Here's an unpopular take in an era of educational optimization: restraint, not speed, may be the smarter strategy when it comes to research data collection in schools.
We live in a moment of genuine excitement about data-driven education. Districts are increasingly using data to identify gifted students, personalize learning, and measure outcomes with unprecedented precision. The impulse makes sense. Better information should lead to better decisions, right?
But I'd argue we're moving too quickly into a data collection arms race without adequately understanding what we're actually measuring or why.
Consider what's happening in schools right now. Districts are accumulating vast datasets about student performance, behavior, demographics, and learning patterns. The stated goal is noble: to identify underrepresented talent, close achievement gaps, and ensure no student falls through the cracks. Yet we're often collecting data first and asking foundational questions later.
The problem isn't data itself. It's the assumption that more data automatically leads to better insights.
In research broadly, we've learned hard lessons about measurement. How we define giftedness shapes which students get identified. How we measure "achievement" determines whose contributions count. How we collect information about student behavior can reinforce existing biases rather than eliminate them. These aren't technical problems to solve with bigger datasets. They're conceptual problems that require careful thinking.
When researchers rush to collect data without sufficient groundwork, they often end up quantifying the wrong things. They measure what's easy to measure rather than what matters most. They create feedback loops where initial biases get baked into systems and then amplified by scale.
I'm not arguing against data collection. I'm arguing for intentionality before velocity.
The smarter approach would involve slowing down slightly to do the harder intellectual work first. What exactly are we trying to understand? What outcomes actually matter for student success? What are the known blind spots in our measurement approaches? What assumptions are we making? How might our data collection process itself introduce bias?
This requires collaboration between educators, researchers, and statisticians before schools implement large-scale systems. It requires schools to be honest about what data can and cannot tell us. It requires resisting the pressure to appear data-driven simply for the sake of appearing modern.
The broader context matters here too. We live in a world increasingly skeptical of how data gets used. Families wonder what happens to information collected about their children. Communities question whether data systems serve students equitably or simply codify existing inequalities with a veneer of objectivity. These concerns deserve serious answers, not dismissal as anti-data sentiment.

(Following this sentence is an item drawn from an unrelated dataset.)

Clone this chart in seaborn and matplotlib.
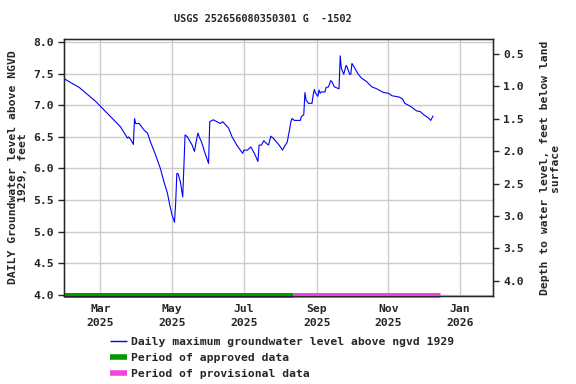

There's also the practical reality that educational data systems are expensive to build, difficult to maintain, and nearly impossible to undo once implemented. Once a district commits to collecting certain data points, that infrastructure tends to persist even if the original rationale fades.
This is why restraint matters. Taking time to ask hard questions now prevents having to unwind problematic systems later.
None of this means abandoning data-informed decision-making. It means recognizing that the research phase is genuinely important. It means accepting that sometimes the most intellectually rigorous approach involves moving deliberately rather than quickly.
The schools and districts doing this work thoughtfully deserve recognition. They're asking what student success actually looks like before deciding how to measure it. They're bringing skepticism to their own data collection processes. They're building systems designed to catch bias, not amplify it.
Speed has become a default value in education technology and policy. We celebrate innovations that roll out fast, scale quickly, and generate immediate results. But foundational research doesn't work on that timeline. Understanding what we're measuring requires time.
In our rush to become data-driven, let's not forget that the quality of our data matters more than the quantity. Thoughtful measurement beats fast measurement every time.